MILLWALL boss Neil Harris felt his side showed a “killer instinct” in the 3-1 win over Port Vale that was lacking against Oxford last week.
The Lions were 3-0 up against their League One rivals before half-time and though they missed chances to add more goals in the second period they still ran out comfortable winners.
Harris picked an attacking side against Port Vale in Sunday's clash, with Shane Ferguson starting at left-back in place of Joe Martin and Aiden O’Brien restored to the left side of midfield.
Millwall started as if they had a point to prove as they immediately put pressure on the Port Vale defence with the type of incisive attacking and accurate passing in the final third that was absent against Oxford.
Lee Gregory and Steve Morison set the tone up front, and Millwall’s positive approach paid off when Gregory got his 12th and 13th goals of the season and Morison his 10th to ensure the gap to Peterborough in sixth place was cut to a point.
“I think we had real attacking intent in the team selection and the team itself, but I’m sure the shot count is a lot lower than it was on Thursday night,” Harris said.
“We had 11 clear-cut open chances to score goals (against Oxford) and didn’t take them and, on reflection, that was the difference between Thursday evening and (Sunday). We had the killer instinct. The front players showed real quality in and around the penalty area.

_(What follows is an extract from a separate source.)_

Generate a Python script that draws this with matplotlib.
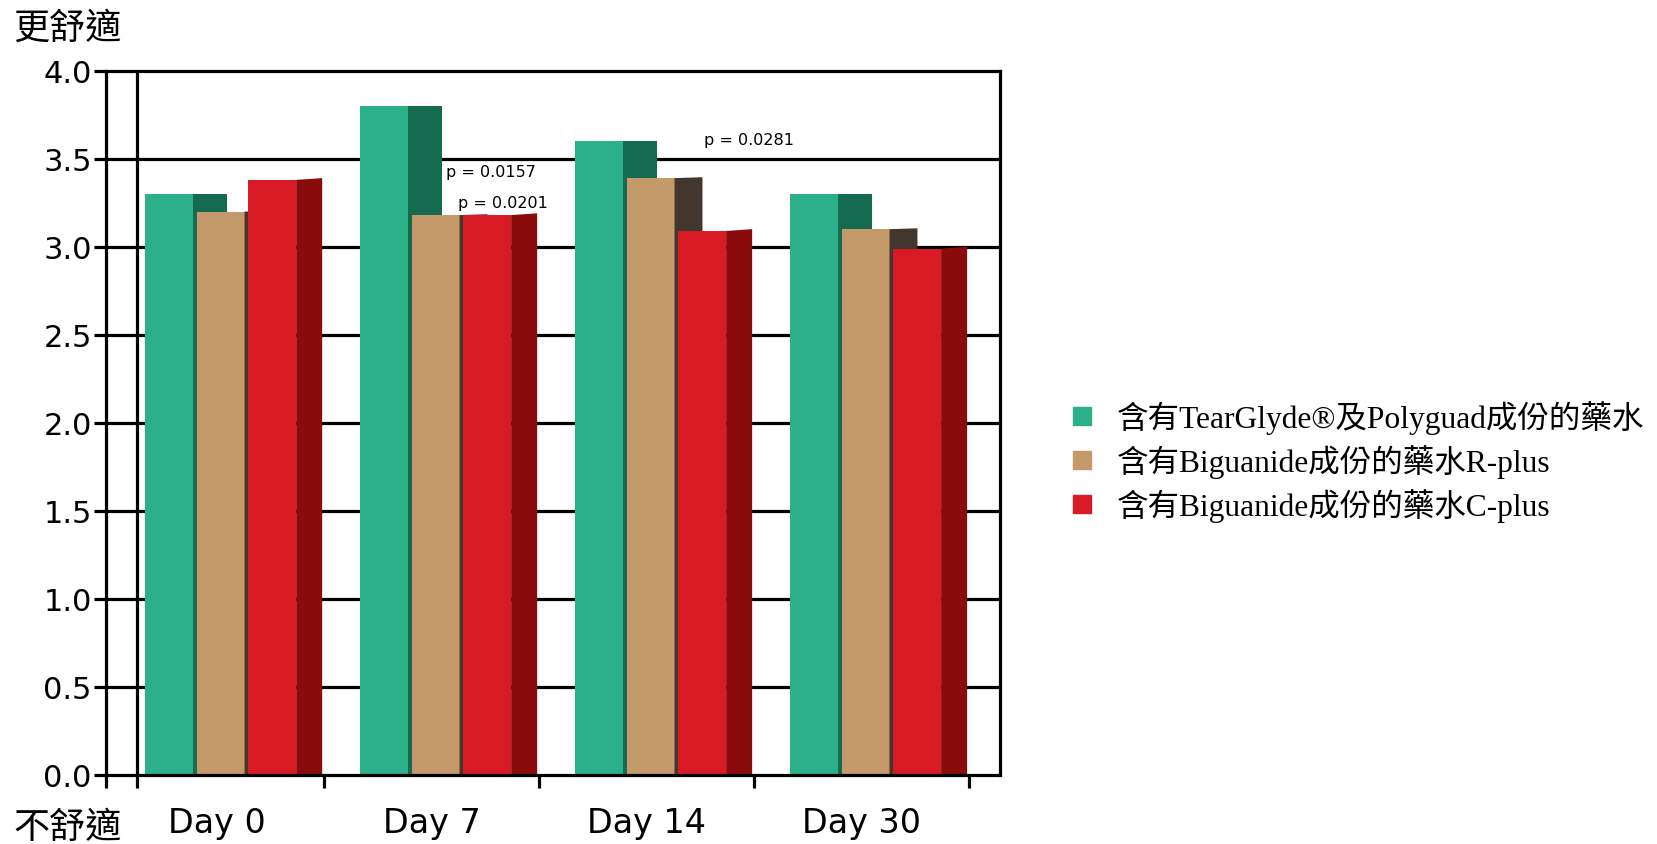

“I asked the players to express themselves and enjoy themselves a little bit and they certainly did that.
“We were disappointed on Thursday night but we should have won the game with the chances we created.”

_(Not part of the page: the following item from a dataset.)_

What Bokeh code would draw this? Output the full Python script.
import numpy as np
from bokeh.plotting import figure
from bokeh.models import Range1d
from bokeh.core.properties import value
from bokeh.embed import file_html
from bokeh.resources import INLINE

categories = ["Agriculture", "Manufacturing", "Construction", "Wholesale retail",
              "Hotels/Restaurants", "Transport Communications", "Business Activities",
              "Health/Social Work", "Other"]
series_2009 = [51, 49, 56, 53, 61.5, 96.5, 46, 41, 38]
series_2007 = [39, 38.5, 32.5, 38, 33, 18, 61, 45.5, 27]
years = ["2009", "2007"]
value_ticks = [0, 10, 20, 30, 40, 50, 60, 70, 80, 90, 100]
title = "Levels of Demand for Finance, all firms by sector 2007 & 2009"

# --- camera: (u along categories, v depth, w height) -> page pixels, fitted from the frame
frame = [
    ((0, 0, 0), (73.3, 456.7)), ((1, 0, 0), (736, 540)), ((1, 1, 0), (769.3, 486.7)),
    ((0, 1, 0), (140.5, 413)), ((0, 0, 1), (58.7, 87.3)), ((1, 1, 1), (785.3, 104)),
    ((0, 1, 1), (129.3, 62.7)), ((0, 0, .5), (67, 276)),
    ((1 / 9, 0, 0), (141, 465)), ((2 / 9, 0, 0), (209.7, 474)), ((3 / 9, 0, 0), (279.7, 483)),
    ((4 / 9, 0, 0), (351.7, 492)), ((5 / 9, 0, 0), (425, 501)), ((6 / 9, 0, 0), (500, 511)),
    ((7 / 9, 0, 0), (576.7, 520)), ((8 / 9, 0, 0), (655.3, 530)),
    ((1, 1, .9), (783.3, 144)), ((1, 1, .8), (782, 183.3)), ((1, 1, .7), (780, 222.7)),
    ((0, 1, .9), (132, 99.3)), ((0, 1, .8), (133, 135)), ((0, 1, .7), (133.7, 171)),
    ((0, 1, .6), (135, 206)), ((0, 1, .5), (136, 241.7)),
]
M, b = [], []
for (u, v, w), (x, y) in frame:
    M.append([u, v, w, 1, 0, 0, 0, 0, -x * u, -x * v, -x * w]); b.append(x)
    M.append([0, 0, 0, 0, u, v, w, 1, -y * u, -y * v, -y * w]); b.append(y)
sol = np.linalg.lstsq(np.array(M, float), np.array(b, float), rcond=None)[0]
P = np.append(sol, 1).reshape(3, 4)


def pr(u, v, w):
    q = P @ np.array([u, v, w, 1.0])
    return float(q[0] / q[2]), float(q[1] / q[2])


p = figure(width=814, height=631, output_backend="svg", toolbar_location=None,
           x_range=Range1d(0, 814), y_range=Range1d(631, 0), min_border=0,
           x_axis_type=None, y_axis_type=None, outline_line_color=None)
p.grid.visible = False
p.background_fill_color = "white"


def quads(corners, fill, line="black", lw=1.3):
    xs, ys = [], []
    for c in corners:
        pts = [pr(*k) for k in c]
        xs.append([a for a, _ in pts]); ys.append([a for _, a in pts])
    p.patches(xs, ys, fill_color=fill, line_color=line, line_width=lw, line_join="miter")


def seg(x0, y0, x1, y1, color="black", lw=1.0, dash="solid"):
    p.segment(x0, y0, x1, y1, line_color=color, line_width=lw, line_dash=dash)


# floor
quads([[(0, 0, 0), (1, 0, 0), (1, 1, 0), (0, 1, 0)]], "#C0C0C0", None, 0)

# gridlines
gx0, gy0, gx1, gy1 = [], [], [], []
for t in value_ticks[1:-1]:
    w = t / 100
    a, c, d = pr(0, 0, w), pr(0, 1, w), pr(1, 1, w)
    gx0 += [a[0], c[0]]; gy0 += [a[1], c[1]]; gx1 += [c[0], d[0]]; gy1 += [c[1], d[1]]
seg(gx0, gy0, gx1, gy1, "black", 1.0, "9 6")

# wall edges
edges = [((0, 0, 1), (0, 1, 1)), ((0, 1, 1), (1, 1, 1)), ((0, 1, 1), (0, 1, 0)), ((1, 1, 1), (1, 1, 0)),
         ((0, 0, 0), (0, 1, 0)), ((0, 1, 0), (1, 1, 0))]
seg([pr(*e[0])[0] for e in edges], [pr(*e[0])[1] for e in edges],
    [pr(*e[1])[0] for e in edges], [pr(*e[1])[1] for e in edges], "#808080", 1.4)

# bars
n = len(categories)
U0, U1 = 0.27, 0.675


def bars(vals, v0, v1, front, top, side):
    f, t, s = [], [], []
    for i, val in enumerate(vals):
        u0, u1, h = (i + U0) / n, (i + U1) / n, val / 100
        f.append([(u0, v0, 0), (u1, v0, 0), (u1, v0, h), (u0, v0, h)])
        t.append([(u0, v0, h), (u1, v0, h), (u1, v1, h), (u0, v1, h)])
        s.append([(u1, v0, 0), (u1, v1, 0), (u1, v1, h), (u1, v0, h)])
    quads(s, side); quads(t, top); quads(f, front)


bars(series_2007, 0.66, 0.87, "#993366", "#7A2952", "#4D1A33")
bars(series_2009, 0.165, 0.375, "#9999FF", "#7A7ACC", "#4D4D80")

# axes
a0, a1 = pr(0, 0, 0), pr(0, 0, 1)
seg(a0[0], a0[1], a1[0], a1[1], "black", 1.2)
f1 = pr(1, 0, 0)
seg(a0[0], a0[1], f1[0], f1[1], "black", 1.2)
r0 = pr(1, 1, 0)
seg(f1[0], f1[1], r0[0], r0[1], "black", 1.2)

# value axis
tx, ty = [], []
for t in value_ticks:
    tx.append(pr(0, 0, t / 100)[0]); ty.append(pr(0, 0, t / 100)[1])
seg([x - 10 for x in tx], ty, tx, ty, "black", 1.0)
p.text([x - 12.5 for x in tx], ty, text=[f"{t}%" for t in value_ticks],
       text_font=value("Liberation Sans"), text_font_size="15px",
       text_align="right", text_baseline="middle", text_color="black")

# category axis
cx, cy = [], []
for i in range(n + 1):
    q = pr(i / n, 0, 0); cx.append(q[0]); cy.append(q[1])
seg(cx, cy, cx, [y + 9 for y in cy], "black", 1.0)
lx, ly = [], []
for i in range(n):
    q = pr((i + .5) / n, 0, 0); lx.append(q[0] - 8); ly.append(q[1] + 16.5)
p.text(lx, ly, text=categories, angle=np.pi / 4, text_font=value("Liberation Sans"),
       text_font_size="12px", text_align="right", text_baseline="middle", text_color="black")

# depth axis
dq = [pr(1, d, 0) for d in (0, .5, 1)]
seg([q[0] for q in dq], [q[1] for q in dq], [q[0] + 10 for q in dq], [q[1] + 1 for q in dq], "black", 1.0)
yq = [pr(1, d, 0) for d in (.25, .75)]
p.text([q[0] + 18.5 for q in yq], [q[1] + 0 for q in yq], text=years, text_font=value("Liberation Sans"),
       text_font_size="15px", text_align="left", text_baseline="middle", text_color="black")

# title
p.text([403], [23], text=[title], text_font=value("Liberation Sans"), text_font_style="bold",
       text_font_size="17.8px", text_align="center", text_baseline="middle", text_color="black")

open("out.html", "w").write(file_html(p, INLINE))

Harris also described the positive atmosphere among the management and squad leading up to the game despite that Johnstone’s Paint Trophy setback.

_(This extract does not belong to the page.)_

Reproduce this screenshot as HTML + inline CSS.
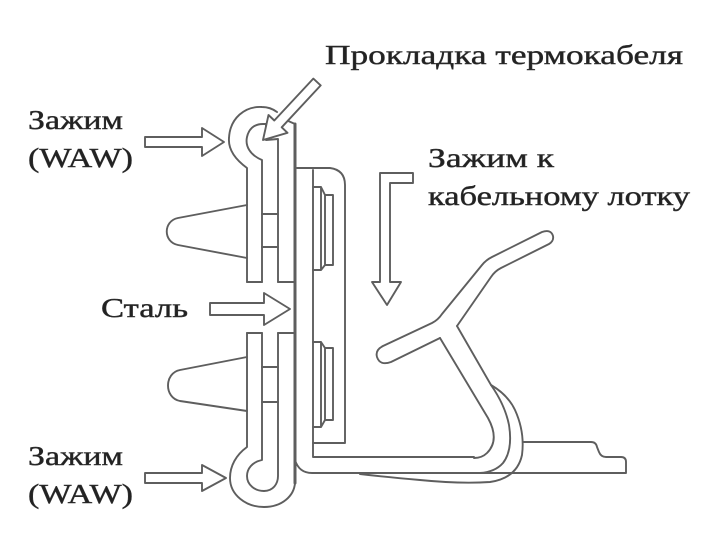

“We don’t come in doom and gloom,” he said. “I don’t have that at the training ground and I don’t have that (at The Den).
“The thought process today after (Saturday’s) results was, ‘A win puts us right in the mix, one point off and building momentum from the last league game at Oldham’.
“For the boys this was an opportunity to go and play, we gave them a little bit of freedom to go and express themselves. I thought the first half in particular and some of the play in the second half, one-touch football, was excellent.
“But I think the finishing and the delivery in the box was top drawer.”